REQUEST: Take every line from the first down to the line with "plt.rcParams['axes.unicode_minus'] = False" and set it down exactly, without the pictures.

DATA SEGMENT:
----
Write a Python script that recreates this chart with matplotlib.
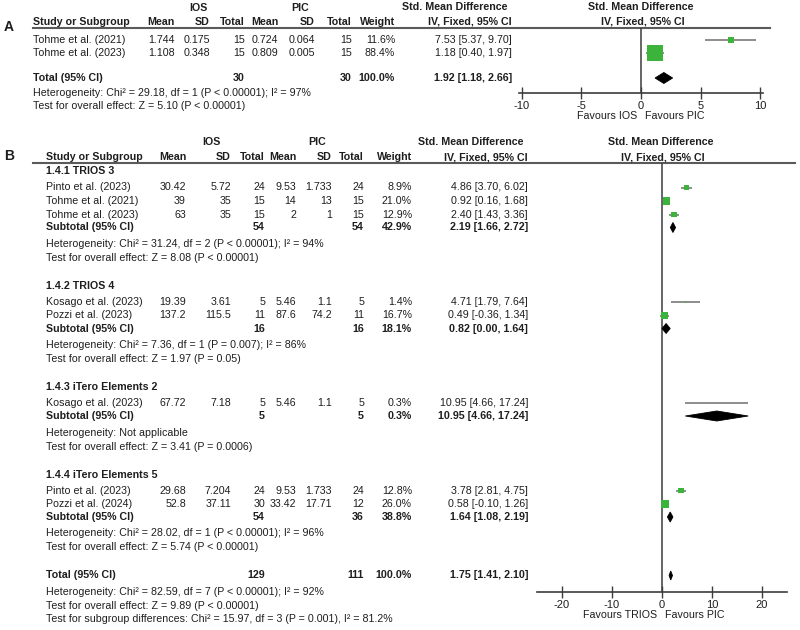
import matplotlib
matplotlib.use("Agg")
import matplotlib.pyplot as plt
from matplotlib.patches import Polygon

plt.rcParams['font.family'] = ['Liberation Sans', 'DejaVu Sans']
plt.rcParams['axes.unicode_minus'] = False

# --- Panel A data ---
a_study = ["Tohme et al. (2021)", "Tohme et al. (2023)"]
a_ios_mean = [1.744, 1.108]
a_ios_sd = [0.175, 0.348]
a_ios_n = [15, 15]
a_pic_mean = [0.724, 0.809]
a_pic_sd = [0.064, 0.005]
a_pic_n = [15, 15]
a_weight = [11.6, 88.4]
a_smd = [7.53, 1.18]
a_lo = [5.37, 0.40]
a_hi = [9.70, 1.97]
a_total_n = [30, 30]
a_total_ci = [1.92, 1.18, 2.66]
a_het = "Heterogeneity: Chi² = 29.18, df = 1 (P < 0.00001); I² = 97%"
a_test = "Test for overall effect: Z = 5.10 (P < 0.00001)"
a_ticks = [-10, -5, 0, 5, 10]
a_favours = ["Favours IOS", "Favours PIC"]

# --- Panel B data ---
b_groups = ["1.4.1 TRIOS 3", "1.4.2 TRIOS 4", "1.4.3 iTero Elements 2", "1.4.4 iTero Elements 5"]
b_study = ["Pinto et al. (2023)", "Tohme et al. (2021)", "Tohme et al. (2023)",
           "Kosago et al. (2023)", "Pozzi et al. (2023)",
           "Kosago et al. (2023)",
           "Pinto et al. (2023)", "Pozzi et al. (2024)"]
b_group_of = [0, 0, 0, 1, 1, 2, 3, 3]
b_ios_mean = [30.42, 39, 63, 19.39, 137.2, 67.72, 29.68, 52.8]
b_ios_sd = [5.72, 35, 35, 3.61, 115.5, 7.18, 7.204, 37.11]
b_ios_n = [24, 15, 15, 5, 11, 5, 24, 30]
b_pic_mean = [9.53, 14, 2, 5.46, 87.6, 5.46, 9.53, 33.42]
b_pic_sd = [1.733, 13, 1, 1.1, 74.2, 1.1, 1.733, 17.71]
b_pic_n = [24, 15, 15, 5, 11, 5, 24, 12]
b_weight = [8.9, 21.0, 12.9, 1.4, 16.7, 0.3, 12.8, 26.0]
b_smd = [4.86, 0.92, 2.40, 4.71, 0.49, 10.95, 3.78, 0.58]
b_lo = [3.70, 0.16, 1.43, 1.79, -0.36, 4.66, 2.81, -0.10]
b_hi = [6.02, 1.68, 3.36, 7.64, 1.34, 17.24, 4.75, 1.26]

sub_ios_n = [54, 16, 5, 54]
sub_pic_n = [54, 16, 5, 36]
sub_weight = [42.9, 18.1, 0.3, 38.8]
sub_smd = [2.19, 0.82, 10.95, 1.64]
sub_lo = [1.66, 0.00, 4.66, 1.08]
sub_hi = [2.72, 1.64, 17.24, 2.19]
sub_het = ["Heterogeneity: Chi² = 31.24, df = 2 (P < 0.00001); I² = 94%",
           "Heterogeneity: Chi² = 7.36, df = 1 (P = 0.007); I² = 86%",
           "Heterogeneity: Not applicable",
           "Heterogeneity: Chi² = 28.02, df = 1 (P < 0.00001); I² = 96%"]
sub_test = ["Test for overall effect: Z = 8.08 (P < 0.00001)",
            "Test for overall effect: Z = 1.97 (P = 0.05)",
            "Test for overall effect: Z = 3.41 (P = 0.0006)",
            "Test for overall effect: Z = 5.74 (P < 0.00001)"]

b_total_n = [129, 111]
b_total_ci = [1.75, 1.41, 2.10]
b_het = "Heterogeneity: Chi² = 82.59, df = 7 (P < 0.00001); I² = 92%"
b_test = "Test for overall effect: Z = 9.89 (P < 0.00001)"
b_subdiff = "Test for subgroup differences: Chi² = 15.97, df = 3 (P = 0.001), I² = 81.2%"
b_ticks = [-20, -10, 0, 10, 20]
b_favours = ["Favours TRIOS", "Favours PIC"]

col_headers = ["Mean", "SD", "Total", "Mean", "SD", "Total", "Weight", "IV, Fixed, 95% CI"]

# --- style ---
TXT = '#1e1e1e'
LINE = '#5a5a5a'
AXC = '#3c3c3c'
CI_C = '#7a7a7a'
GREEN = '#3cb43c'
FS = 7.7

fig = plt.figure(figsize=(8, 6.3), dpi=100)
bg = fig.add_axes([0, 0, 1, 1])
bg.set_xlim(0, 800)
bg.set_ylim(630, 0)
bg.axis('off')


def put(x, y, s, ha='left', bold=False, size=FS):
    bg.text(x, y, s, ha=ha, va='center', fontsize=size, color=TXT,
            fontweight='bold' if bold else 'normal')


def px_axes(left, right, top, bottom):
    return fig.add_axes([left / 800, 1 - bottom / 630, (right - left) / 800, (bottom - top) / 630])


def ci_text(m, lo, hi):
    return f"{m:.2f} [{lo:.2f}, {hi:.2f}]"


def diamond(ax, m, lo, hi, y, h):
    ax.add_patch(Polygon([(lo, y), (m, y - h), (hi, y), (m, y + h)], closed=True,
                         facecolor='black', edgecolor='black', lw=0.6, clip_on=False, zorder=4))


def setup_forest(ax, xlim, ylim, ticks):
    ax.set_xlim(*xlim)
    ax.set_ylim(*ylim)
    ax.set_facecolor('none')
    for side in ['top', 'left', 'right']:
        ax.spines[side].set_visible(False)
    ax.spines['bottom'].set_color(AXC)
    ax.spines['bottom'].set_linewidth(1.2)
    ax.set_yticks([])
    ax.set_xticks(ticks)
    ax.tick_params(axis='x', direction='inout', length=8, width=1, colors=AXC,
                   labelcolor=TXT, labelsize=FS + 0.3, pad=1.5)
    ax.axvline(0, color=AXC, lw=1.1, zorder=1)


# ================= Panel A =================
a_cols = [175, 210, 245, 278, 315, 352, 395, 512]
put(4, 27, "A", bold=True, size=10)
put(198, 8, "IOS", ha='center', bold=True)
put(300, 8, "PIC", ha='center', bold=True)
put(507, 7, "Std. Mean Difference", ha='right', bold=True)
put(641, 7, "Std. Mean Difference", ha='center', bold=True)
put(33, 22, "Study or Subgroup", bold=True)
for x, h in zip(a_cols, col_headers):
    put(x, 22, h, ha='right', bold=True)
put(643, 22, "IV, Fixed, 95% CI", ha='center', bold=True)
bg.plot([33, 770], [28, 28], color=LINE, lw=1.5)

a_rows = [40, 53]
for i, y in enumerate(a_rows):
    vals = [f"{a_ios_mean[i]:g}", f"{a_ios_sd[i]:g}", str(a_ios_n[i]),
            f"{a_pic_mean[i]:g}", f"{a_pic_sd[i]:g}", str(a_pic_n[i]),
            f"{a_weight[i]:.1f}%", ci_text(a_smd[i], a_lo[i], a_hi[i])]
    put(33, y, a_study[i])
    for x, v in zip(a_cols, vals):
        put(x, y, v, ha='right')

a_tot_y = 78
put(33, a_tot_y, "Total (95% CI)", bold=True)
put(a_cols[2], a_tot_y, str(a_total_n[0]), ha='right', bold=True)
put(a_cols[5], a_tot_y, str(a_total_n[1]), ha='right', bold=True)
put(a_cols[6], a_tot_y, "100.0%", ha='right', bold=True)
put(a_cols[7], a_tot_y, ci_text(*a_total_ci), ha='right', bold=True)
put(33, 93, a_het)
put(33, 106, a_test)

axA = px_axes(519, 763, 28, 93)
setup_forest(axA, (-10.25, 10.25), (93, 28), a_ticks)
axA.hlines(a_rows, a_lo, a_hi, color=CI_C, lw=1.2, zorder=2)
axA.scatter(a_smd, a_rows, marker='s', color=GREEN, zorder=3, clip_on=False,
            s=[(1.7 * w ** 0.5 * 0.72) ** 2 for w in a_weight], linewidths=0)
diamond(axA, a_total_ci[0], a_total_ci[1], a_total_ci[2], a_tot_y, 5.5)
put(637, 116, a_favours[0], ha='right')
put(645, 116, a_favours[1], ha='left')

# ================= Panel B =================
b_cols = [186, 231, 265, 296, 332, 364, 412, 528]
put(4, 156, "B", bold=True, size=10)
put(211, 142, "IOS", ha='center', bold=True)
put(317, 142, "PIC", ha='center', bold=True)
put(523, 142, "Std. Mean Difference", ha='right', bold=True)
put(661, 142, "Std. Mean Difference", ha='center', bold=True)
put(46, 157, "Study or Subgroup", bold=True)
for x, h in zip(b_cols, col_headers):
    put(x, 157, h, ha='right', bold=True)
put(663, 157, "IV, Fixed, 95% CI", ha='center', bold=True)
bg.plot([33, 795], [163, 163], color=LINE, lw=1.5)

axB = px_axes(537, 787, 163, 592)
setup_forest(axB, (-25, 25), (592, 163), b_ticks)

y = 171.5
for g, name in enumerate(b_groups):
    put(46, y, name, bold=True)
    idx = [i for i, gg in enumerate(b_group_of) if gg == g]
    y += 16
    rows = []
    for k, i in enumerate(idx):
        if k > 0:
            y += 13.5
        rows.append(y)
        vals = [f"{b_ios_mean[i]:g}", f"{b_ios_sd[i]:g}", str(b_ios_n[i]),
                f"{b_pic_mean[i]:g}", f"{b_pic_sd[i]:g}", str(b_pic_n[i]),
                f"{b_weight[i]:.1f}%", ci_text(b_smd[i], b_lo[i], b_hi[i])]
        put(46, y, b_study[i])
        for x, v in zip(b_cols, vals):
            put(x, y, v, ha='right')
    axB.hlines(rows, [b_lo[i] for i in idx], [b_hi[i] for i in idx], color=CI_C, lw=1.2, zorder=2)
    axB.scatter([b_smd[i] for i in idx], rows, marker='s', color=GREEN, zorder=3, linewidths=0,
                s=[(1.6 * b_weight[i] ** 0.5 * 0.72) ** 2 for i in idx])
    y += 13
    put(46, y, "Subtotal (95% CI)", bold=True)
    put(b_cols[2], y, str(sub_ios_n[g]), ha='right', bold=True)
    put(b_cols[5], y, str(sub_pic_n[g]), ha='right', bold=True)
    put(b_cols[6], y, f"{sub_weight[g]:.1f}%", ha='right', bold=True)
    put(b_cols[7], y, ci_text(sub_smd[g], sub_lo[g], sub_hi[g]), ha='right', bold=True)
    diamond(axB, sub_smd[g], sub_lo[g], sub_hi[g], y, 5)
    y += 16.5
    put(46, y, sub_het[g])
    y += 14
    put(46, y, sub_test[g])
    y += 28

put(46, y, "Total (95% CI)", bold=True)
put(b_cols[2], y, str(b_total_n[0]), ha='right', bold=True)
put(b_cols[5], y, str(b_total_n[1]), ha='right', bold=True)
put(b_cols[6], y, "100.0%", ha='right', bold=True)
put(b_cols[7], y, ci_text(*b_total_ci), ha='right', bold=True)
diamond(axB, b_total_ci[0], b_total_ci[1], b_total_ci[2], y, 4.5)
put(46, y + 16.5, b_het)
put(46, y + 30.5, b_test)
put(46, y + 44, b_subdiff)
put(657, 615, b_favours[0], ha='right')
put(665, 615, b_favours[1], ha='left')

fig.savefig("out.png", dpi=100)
----
THE REPLY:
Write a Python script that recreates this chart with matplotlib.
import matplotlib
matplotlib.use("Agg")
import matplotlib.pyplot as plt
from matplotlib.patches import Polygon

plt.rcParams['font.family'] = ['Liberation Sans', 'DejaVu Sans']
plt.rcParams['axes.unicode_minus'] = False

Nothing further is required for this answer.